EXTRACTED RECORDS:
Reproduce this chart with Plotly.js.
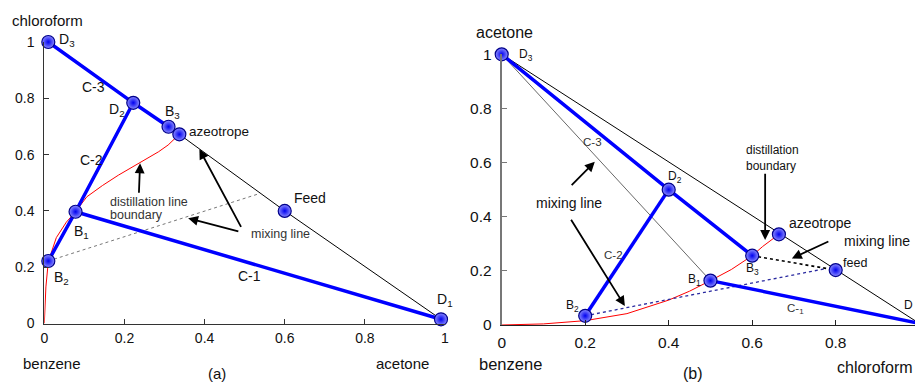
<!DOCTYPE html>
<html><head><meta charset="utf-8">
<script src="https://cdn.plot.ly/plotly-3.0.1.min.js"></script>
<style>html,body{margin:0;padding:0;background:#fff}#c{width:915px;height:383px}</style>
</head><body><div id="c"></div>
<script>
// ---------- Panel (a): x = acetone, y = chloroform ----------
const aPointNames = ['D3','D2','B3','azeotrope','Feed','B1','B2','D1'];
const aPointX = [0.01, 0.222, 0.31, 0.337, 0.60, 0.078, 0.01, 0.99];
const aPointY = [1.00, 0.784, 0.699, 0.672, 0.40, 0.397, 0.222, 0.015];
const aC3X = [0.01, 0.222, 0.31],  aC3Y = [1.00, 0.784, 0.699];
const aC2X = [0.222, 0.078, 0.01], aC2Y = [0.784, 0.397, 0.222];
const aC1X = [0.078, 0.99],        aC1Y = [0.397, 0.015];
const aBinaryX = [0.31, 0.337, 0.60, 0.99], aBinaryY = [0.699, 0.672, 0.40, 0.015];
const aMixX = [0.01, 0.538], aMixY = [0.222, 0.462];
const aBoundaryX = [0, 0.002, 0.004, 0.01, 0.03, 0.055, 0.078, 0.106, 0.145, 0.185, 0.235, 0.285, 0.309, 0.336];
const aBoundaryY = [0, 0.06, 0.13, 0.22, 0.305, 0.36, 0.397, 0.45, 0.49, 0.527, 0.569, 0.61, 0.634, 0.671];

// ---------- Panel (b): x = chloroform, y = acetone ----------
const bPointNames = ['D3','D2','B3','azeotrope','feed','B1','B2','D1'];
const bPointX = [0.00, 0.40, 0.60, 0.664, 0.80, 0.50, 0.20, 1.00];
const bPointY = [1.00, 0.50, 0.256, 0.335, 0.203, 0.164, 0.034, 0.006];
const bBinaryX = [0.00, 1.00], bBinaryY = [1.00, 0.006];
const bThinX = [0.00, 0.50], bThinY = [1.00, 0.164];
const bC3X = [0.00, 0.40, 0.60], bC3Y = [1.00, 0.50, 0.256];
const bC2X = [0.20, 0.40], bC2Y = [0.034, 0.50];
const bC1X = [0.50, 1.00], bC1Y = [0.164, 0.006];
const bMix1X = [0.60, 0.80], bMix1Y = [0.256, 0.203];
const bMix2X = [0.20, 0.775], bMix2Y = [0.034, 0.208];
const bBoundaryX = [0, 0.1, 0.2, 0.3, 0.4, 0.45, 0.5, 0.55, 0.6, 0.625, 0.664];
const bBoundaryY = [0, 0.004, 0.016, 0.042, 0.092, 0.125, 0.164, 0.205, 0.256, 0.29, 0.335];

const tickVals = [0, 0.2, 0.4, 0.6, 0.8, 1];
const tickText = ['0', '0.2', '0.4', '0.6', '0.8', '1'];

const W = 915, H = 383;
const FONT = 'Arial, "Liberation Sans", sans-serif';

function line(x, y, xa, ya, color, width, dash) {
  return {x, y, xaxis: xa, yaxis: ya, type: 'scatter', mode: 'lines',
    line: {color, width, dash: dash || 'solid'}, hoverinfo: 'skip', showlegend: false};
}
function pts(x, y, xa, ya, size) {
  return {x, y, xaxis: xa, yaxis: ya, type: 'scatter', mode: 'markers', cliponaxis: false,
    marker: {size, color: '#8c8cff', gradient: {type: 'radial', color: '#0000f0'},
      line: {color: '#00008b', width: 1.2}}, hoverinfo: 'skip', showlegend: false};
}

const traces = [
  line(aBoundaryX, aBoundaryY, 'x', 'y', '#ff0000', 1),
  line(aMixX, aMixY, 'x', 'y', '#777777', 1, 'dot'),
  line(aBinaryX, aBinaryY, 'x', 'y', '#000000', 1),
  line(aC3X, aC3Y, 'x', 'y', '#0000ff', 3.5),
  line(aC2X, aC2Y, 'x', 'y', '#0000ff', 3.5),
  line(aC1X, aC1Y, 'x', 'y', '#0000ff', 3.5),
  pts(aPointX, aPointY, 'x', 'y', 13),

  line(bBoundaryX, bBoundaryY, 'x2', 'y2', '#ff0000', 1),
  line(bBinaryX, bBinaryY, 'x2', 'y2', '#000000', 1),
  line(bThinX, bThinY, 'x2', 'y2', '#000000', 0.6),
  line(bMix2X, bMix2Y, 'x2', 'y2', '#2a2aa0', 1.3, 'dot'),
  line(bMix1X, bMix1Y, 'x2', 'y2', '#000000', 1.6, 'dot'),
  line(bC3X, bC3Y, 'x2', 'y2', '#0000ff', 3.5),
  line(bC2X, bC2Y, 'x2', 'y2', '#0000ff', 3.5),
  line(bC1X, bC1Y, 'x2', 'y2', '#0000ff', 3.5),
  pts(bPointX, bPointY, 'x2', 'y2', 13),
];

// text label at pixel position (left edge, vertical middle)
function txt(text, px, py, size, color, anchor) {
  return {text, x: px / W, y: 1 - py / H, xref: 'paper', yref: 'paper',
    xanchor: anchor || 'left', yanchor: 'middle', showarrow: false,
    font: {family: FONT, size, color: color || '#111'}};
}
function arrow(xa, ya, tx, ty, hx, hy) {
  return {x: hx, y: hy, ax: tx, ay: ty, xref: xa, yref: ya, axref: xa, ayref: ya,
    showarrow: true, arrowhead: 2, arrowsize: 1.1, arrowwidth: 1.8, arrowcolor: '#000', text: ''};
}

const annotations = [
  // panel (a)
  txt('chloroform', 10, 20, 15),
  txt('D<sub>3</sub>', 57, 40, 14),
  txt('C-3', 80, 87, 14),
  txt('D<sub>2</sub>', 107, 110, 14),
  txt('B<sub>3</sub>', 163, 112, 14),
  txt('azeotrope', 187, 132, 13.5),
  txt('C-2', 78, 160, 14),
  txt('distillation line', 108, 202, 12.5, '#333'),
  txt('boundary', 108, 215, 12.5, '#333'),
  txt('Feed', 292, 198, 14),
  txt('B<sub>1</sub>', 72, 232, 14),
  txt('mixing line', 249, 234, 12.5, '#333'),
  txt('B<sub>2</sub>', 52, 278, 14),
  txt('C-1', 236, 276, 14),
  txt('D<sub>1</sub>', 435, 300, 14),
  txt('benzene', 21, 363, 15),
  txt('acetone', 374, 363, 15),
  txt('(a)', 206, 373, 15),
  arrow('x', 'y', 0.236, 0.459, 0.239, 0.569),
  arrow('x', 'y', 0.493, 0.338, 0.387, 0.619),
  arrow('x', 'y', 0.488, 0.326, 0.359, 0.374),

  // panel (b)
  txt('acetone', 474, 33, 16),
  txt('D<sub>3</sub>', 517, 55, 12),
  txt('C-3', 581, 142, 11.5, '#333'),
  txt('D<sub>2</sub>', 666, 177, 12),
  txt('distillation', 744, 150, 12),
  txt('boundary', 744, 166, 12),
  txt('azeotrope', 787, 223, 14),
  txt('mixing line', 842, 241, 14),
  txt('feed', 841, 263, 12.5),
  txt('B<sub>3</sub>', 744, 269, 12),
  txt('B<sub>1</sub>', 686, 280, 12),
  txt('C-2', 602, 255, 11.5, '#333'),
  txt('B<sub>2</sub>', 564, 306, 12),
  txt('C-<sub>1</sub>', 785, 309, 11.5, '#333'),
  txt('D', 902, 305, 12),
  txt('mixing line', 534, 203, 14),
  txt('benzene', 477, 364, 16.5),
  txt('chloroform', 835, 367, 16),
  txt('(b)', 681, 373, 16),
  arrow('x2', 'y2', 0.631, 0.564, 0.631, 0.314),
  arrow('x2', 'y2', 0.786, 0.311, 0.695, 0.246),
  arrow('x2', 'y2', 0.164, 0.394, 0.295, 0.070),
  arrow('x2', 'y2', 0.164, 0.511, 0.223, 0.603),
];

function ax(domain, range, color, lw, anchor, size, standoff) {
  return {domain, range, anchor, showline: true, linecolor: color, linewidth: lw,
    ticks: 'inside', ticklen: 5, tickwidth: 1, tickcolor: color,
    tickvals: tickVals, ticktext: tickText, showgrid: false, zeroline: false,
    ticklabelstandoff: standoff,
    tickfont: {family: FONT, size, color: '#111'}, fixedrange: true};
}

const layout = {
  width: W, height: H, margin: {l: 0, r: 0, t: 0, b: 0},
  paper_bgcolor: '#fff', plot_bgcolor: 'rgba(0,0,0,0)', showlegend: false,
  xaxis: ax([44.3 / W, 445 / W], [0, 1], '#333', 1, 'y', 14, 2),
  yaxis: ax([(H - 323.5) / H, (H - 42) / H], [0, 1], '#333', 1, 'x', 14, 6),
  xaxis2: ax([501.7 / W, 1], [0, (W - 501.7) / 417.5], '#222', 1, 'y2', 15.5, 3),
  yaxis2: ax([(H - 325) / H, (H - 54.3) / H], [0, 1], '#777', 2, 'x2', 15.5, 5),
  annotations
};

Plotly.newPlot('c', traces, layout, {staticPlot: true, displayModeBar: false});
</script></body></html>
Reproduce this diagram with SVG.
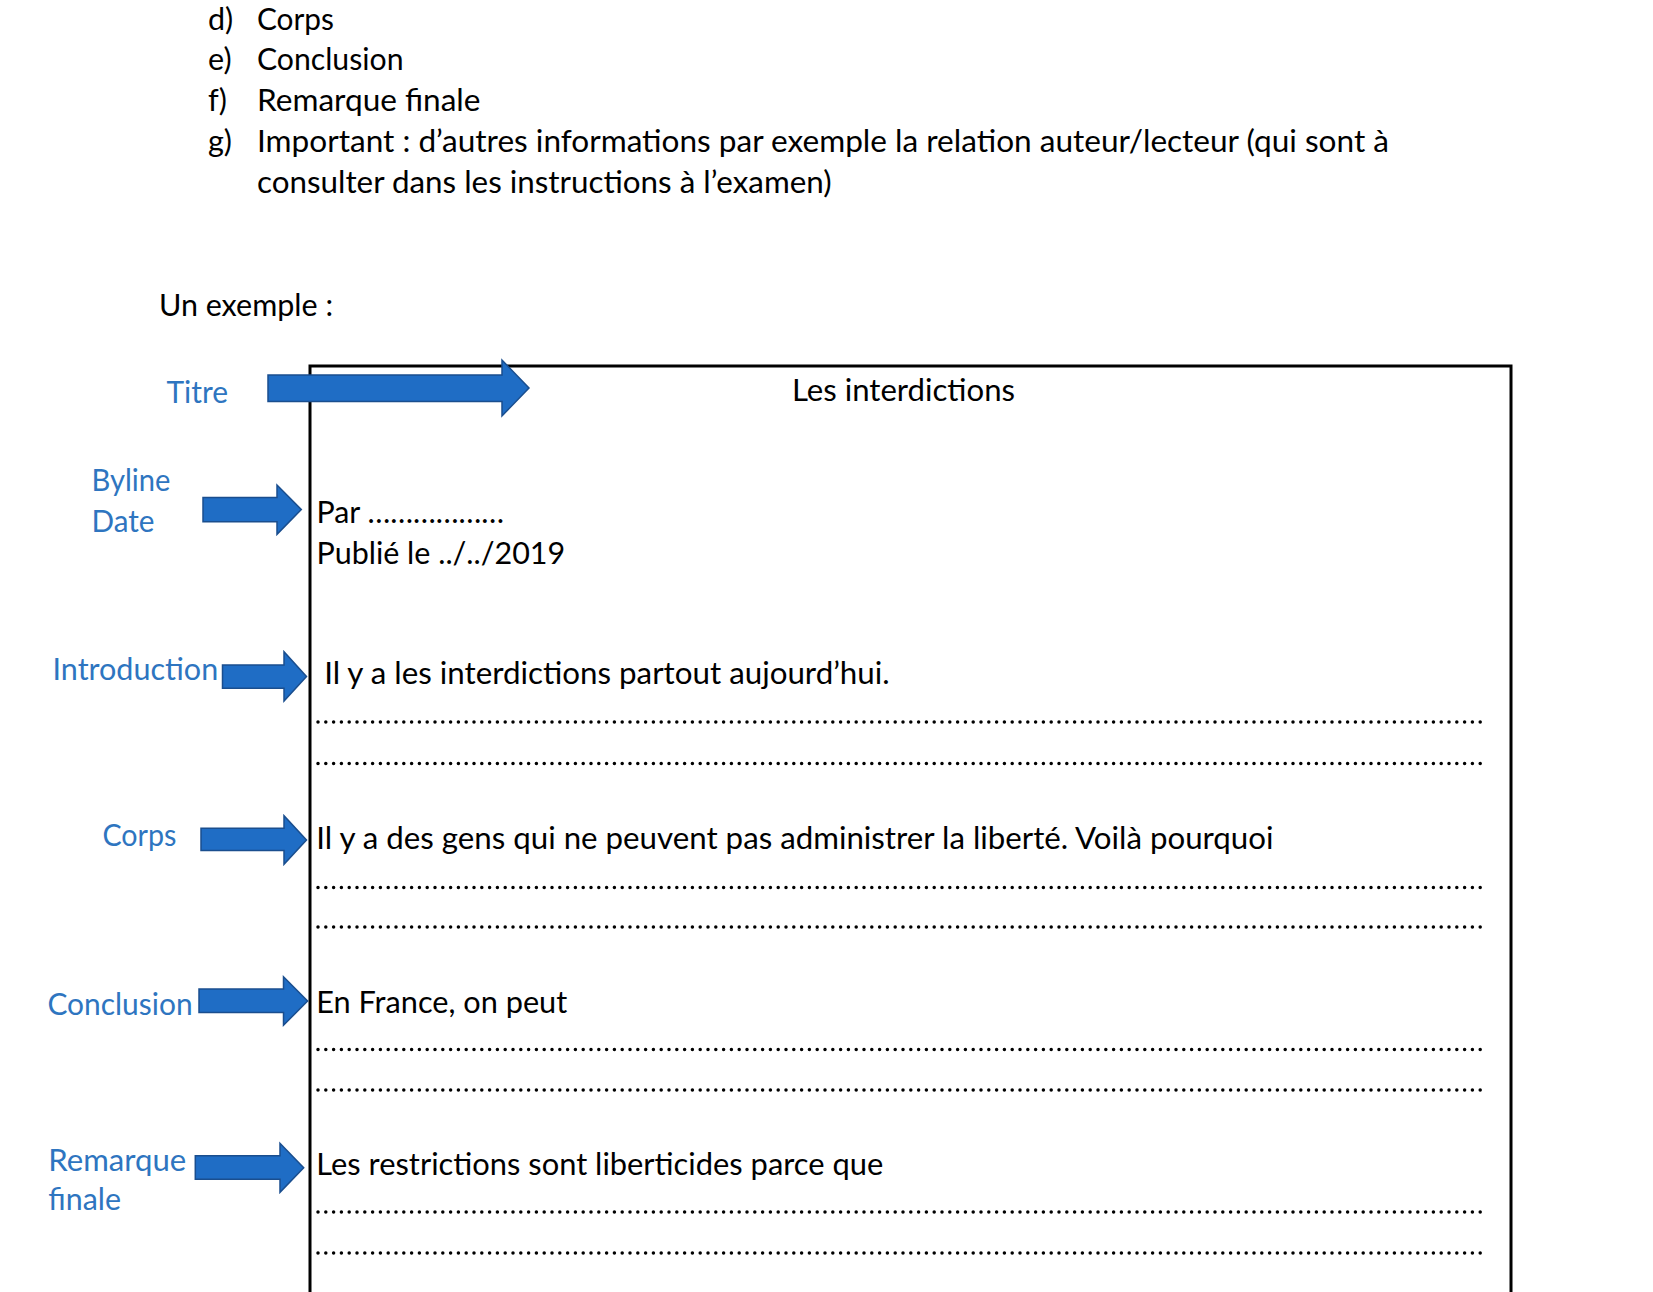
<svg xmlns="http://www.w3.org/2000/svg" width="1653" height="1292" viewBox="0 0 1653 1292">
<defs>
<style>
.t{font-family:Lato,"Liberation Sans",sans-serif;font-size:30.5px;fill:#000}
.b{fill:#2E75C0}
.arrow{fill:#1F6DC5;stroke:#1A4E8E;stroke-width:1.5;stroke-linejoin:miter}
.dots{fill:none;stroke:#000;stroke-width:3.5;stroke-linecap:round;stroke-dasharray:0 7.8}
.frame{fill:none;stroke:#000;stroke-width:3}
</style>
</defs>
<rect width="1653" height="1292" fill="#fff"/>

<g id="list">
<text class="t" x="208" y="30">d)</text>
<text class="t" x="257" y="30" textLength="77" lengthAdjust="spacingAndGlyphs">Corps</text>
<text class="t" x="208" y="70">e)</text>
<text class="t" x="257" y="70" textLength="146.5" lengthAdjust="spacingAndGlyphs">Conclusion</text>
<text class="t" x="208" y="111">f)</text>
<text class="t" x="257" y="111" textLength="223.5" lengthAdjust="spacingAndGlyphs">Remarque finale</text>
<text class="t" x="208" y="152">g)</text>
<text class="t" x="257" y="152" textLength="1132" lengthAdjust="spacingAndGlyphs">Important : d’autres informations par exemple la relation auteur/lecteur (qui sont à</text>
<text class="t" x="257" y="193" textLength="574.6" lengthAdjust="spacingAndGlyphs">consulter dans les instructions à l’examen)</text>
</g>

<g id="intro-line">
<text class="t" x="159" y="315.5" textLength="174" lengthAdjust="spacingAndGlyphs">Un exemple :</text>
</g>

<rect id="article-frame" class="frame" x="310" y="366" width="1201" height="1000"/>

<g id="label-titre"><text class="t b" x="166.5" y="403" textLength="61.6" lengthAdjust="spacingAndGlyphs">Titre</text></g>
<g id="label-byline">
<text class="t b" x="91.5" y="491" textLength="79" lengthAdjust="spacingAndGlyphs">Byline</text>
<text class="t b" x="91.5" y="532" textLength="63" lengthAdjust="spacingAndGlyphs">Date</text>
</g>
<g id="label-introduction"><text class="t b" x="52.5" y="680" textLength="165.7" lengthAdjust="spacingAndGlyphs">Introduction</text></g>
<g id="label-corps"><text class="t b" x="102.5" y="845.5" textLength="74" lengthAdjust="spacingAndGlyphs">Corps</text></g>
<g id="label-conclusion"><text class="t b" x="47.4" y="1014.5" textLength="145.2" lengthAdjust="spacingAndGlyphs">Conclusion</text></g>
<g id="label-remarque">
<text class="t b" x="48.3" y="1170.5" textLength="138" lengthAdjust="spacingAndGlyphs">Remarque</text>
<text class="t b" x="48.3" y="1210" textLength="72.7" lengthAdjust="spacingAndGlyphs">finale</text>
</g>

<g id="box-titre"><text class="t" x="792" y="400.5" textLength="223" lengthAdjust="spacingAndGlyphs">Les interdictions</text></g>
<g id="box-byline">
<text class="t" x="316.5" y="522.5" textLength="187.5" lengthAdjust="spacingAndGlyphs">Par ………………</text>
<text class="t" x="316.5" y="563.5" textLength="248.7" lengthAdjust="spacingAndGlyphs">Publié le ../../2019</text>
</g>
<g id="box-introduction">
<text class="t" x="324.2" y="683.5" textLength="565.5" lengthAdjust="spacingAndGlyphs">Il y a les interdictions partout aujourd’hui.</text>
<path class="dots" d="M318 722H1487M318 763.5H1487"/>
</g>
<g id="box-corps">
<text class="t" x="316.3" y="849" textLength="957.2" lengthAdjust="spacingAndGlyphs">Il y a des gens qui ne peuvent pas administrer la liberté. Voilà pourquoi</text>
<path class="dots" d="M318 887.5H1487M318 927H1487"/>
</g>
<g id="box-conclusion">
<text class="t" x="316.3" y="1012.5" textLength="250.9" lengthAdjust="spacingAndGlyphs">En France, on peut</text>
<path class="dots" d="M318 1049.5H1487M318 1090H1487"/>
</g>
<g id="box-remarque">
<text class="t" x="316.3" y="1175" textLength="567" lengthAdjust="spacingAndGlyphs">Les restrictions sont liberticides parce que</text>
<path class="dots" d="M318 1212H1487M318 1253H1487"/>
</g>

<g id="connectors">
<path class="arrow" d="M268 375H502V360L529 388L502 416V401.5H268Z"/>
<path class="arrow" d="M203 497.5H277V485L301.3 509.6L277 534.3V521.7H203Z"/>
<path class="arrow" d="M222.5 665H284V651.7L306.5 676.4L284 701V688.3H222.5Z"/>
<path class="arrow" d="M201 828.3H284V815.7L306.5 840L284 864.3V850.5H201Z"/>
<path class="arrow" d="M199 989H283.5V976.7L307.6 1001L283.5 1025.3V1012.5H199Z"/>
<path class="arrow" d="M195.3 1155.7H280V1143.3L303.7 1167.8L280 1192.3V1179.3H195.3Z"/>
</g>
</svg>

YOUR OBJECTIVE:
Choose all lines containing the string "Reproduce" and copy them out.

RESULT OF THIS EXERCISE:
Reproduce this chart with Plotly.js.
Reproduce this diagram with SVG.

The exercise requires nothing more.